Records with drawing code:

* begin *

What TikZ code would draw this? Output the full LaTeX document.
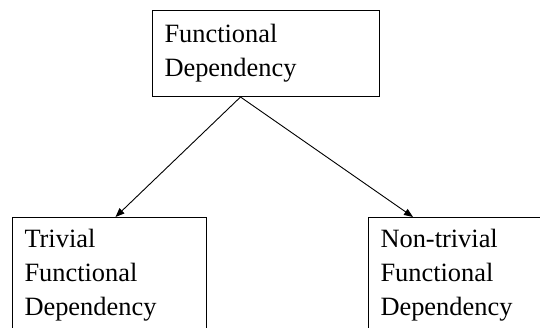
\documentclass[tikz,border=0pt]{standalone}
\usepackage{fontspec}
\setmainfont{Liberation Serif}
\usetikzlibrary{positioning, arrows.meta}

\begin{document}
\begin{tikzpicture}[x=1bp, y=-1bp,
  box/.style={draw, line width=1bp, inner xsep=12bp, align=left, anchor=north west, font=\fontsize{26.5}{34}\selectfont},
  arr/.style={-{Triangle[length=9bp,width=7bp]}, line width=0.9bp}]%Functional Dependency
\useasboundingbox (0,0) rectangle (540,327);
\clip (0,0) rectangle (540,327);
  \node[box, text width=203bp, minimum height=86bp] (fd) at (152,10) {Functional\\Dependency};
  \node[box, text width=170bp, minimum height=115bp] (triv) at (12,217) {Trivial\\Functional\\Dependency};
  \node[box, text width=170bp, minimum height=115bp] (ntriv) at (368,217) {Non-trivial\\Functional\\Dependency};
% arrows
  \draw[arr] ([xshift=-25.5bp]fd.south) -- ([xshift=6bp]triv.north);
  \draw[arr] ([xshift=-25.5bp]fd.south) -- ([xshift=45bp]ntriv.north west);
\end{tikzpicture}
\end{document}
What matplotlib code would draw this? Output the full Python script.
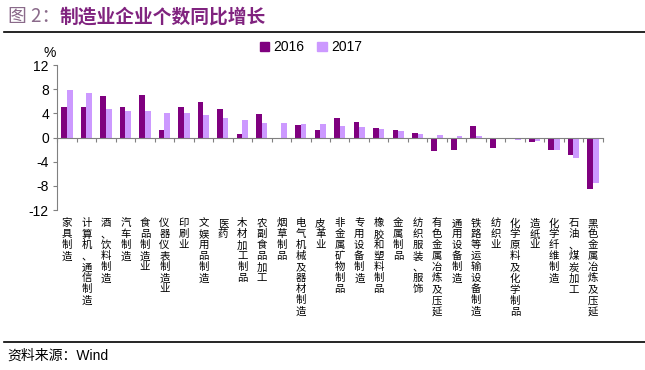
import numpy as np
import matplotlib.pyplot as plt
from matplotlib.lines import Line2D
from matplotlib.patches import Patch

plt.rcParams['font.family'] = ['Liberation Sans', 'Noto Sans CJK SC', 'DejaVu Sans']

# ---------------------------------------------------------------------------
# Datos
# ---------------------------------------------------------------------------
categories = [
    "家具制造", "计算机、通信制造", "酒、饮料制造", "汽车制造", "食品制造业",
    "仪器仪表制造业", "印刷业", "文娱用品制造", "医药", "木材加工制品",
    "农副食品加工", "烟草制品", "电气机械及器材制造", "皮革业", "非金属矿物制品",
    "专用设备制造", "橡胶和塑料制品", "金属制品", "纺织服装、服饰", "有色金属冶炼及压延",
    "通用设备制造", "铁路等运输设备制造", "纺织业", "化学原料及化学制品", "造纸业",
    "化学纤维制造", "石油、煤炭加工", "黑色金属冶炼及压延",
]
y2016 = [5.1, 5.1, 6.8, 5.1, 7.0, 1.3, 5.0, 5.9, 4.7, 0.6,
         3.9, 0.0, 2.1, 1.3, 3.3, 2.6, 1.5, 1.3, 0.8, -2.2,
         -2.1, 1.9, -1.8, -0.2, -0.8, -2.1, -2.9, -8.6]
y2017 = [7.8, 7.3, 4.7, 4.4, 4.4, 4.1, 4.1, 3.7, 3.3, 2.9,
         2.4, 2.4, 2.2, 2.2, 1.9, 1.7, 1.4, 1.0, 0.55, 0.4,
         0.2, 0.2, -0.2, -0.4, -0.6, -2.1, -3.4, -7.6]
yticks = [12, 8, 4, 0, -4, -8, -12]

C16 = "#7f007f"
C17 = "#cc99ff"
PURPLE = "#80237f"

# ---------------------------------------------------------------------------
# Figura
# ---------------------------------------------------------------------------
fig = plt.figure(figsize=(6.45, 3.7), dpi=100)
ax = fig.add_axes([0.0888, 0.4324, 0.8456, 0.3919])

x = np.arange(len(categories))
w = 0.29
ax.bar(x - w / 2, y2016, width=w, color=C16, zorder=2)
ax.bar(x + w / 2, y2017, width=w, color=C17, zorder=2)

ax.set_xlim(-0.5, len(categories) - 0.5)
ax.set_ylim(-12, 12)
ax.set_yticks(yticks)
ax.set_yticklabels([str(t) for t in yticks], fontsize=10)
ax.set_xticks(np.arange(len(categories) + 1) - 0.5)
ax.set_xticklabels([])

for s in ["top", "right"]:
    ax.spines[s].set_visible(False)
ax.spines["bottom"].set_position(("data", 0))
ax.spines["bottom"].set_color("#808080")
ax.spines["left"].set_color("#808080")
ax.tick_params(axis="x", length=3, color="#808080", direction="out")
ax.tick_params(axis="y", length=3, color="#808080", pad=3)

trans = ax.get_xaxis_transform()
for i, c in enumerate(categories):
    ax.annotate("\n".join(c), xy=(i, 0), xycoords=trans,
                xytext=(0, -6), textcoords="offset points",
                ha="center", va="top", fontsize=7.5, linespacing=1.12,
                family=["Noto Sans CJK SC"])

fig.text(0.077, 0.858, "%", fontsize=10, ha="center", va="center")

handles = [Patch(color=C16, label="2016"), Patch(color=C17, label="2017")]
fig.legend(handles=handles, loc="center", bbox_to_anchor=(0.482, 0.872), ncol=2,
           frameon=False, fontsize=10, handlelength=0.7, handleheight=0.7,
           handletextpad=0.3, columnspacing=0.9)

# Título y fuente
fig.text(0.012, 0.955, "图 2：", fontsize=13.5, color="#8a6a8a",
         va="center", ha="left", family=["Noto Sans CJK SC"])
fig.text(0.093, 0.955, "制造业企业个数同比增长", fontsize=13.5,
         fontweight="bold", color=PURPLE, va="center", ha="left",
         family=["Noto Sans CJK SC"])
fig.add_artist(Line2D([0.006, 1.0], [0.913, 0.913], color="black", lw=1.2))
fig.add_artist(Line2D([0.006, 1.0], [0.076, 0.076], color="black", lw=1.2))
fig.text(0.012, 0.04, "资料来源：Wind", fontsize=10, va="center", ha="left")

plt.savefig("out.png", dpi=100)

* end *

▶ [Aim] Copy out all the records exactly, excluding pictures.

▶ [Full solution]
What TikZ code would draw this? Output the full LaTeX document.
\documentclass[tikz,border=0pt]{standalone}
\usepackage{fontspec}
\setmainfont{Liberation Serif}
\usetikzlibrary{positioning, arrows.meta}

\begin{document}
\begin{tikzpicture}[x=1bp, y=-1bp,
  box/.style={draw, line width=1bp, inner xsep=12bp, align=left, anchor=north west, font=\fontsize{26.5}{34}\selectfont},
  arr/.style={-{Triangle[length=9bp,width=7bp]}, line width=0.9bp}]%Functional Dependency
\useasboundingbox (0,0) rectangle (540,327);
\clip (0,0) rectangle (540,327);
  \node[box, text width=203bp, minimum height=86bp] (fd) at (152,10) {Functional\\Dependency};
  \node[box, text width=170bp, minimum height=115bp] (triv) at (12,217) {Trivial\\Functional\\Dependency};
  \node[box, text width=170bp, minimum height=115bp] (ntriv) at (368,217) {Non-trivial\\Functional\\Dependency};
% arrows
  \draw[arr] ([xshift=-25.5bp]fd.south) -- ([xshift=6bp]triv.north);
  \draw[arr] ([xshift=-25.5bp]fd.south) -- ([xshift=45bp]ntriv.north west);
\end{tikzpicture}
\end{document}
What matplotlib code would draw this? Output the full Python script.
import numpy as np
import matplotlib.pyplot as plt
from matplotlib.lines import Line2D
from matplotlib.patches import Patch

plt.rcParams['font.family'] = ['Liberation Sans', 'Noto Sans CJK SC', 'DejaVu Sans']

# ---------------------------------------------------------------------------
# Datos
# ---------------------------------------------------------------------------
categories = [
    "家具制造", "计算机、通信制造", "酒、饮料制造", "汽车制造", "食品制造业",
    "仪器仪表制造业", "印刷业", "文娱用品制造", "医药", "木材加工制品",
    "农副食品加工", "烟草制品", "电气机械及器材制造", "皮革业", "非金属矿物制品",
    "专用设备制造", "橡胶和塑料制品", "金属制品", "纺织服装、服饰", "有色金属冶炼及压延",
    "通用设备制造", "铁路等运输设备制造", "纺织业", "化学原料及化学制品", "造纸业",
    "化学纤维制造", "石油、煤炭加工", "黑色金属冶炼及压延",
]
y2016 = [5.1, 5.1, 6.8, 5.1, 7.0, 1.3, 5.0, 5.9, 4.7, 0.6,
         3.9, 0.0, 2.1, 1.3, 3.3, 2.6, 1.5, 1.3, 0.8, -2.2,
         -2.1, 1.9, -1.8, -0.2, -0.8, -2.1, -2.9, -8.6]
y2017 = [7.8, 7.3, 4.7, 4.4, 4.4, 4.1, 4.1, 3.7, 3.3, 2.9,
         2.4, 2.4, 2.2, 2.2, 1.9, 1.7, 1.4, 1.0, 0.55, 0.4,
         0.2, 0.2, -0.2, -0.4, -0.6, -2.1, -3.4, -7.6]
yticks = [12, 8, 4, 0, -4, -8, -12]

C16 = "#7f007f"
C17 = "#cc99ff"
PURPLE = "#80237f"

# ---------------------------------------------------------------------------
# Figura
# ---------------------------------------------------------------------------
fig = plt.figure(figsize=(6.45, 3.7), dpi=100)
ax = fig.add_axes([0.0888, 0.4324, 0.8456, 0.3919])

x = np.arange(len(categories))
w = 0.29
ax.bar(x - w / 2, y2016, width=w, color=C16, zorder=2)
ax.bar(x + w / 2, y2017, width=w, color=C17, zorder=2)

ax.set_xlim(-0.5, len(categories) - 0.5)
ax.set_ylim(-12, 12)
ax.set_yticks(yticks)
ax.set_yticklabels([str(t) for t in yticks], fontsize=10)
ax.set_xticks(np.arange(len(categories) + 1) - 0.5)
ax.set_xticklabels([])

for s in ["top", "right"]:
    ax.spines[s].set_visible(False)
ax.spines["bottom"].set_position(("data", 0))
ax.spines["bottom"].set_color("#808080")
ax.spines["left"].set_color("#808080")
ax.tick_params(axis="x", length=3, color="#808080", direction="out")
ax.tick_params(axis="y", length=3, color="#808080", pad=3)

trans = ax.get_xaxis_transform()
for i, c in enumerate(categories):
    ax.annotate("\n".join(c), xy=(i, 0), xycoords=trans,
                xytext=(0, -6), textcoords="offset points",
                ha="center", va="top", fontsize=7.5, linespacing=1.12,
                family=["Noto Sans CJK SC"])

fig.text(0.077, 0.858, "%", fontsize=10, ha="center", va="center")

handles = [Patch(color=C16, label="2016"), Patch(color=C17, label="2017")]
fig.legend(handles=handles, loc="center", bbox_to_anchor=(0.482, 0.872), ncol=2,
           frameon=False, fontsize=10, handlelength=0.7, handleheight=0.7,
           handletextpad=0.3, columnspacing=0.9)

# Título y fuente
fig.text(0.012, 0.955, "图 2：", fontsize=13.5, color="#8a6a8a",
         va="center", ha="left", family=["Noto Sans CJK SC"])
fig.text(0.093, 0.955, "制造业企业个数同比增长", fontsize=13.5,
         fontweight="bold", color=PURPLE, va="center", ha="left",
         family=["Noto Sans CJK SC"])
fig.add_artist(Line2D([0.006, 1.0], [0.913, 0.913], color="black", lw=1.2))
fig.add_artist(Line2D([0.006, 1.0], [0.076, 0.076], color="black", lw=1.2))
fig.text(0.012, 0.04, "资料来源：Wind", fontsize=10, va="center", ha="left")

plt.savefig("out.png", dpi=100)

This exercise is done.